Using a new number line of the same length, I choose a different color and mark it into fourths making a point of creating the half first, and then dividing each half into halves. Then I go back to label - thinking aloud - "One, two, three, four. I have 4 pieces here. So this one is our first piece, I label it 1/4, this is the second piece - 2/4, and here is the third piece - 3/4. Can anyone tell me why we use this four (pointing to the denominator) here?" I discuss how each part of the number line now shows fourths. I ask, "Which two fractions are the same?" Because the number line is large, it is easy for the students to determine the equivalent fractions.
I choose a new color and mark the eighth sections on another new number line the same length as the other two. All three number lines are viewable at the same time for visual comparisons. I begin at zero and say that each of these is now for eighths and write the eighth fractions in order asking the students to count as I write.
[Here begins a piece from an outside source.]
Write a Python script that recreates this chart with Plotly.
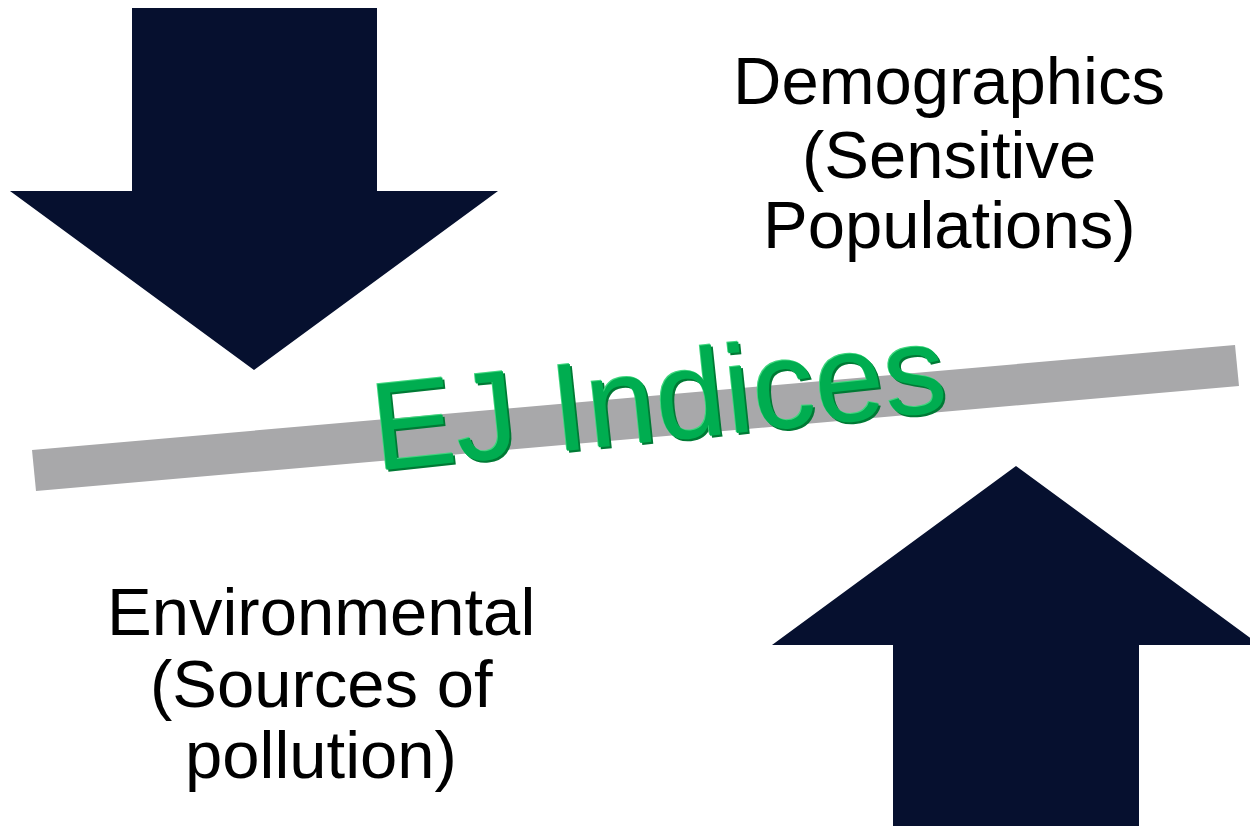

Because the Common Core standards require students compare equivalent fractions, I explain they will be making fraction strips to use throughout the fraction unit to put fractions in order and to find equivalent fractions.
Students are given the first of six different colored pieces of construction paper cut to two inches by 12 inches to use for their fraction strips.
The first strip is red, and is marked whole. The colors for each fraction are not important, except that all students are using the same color for each fractional piece as they will use them together in future lessons with partners and groups.
The students write the numeral 1 and write the word "whole" on the red fraction strip.
Next students are given a yellow strip of paper, and I model how to precisely fold the fraction strip in half. The fold line is traced with a crayon or colored pencil, and each part is marked with fraction ½.
Because the Common Core Math Practices require students to attend to precision, the folding of the fraction strips accurately is very important especially as each fractional pieces decrease in size.
The folding continues with orange for the fourths. The strip is folded in half, and then each end is folded to the middle half fold mark. This prevents the paper from sliding as layers are created. Each one-fourth section is marked ¼, rather than increasing in size ¼, 2/4, ¾.
Next, I model for the students folding eighths and the students use green paper for this fraction. Each section is marked 1/8. Folding the eighths follows the procedures for the fourths, but it will be necessary to make a final fold in half once the paper matches the fourths. This is the ideal time to emphasize precision by aligning the edges of the paper and creasing the paper.
The last two fraction strips, blue for thirds and purple for sixths, can be more challenging, and it may be helpful to pre-mark these fold marks using a ruler for the students. The paper can be turned into fourths, but the measurement is less precise because the ends of the paper are not matched. Since the paper is twelve inches across, thirds can be marked at 4 inches and 8 inches. Sixths can be done the same way and folded in half, or marked every two inches.
Each section continues to be marked with 1/3 and 1/6 on all sections of the fraction strips.
To close the lesson, I ask students to hold up show different fractions on different strips and compare. Then I ask them to show me two-fourths, four-sixths, and five-eighths. The purpose is to create an experience of using the fraction strips to represent specific fractions. Once the students are accustomed to connecting fraction words to each representation, I ask them to show one-half and two-fourths to compare the sizes. I share that we are just beginning our fraction investigation.
Fraction strips are kept unfolded in their math folders for use at any time.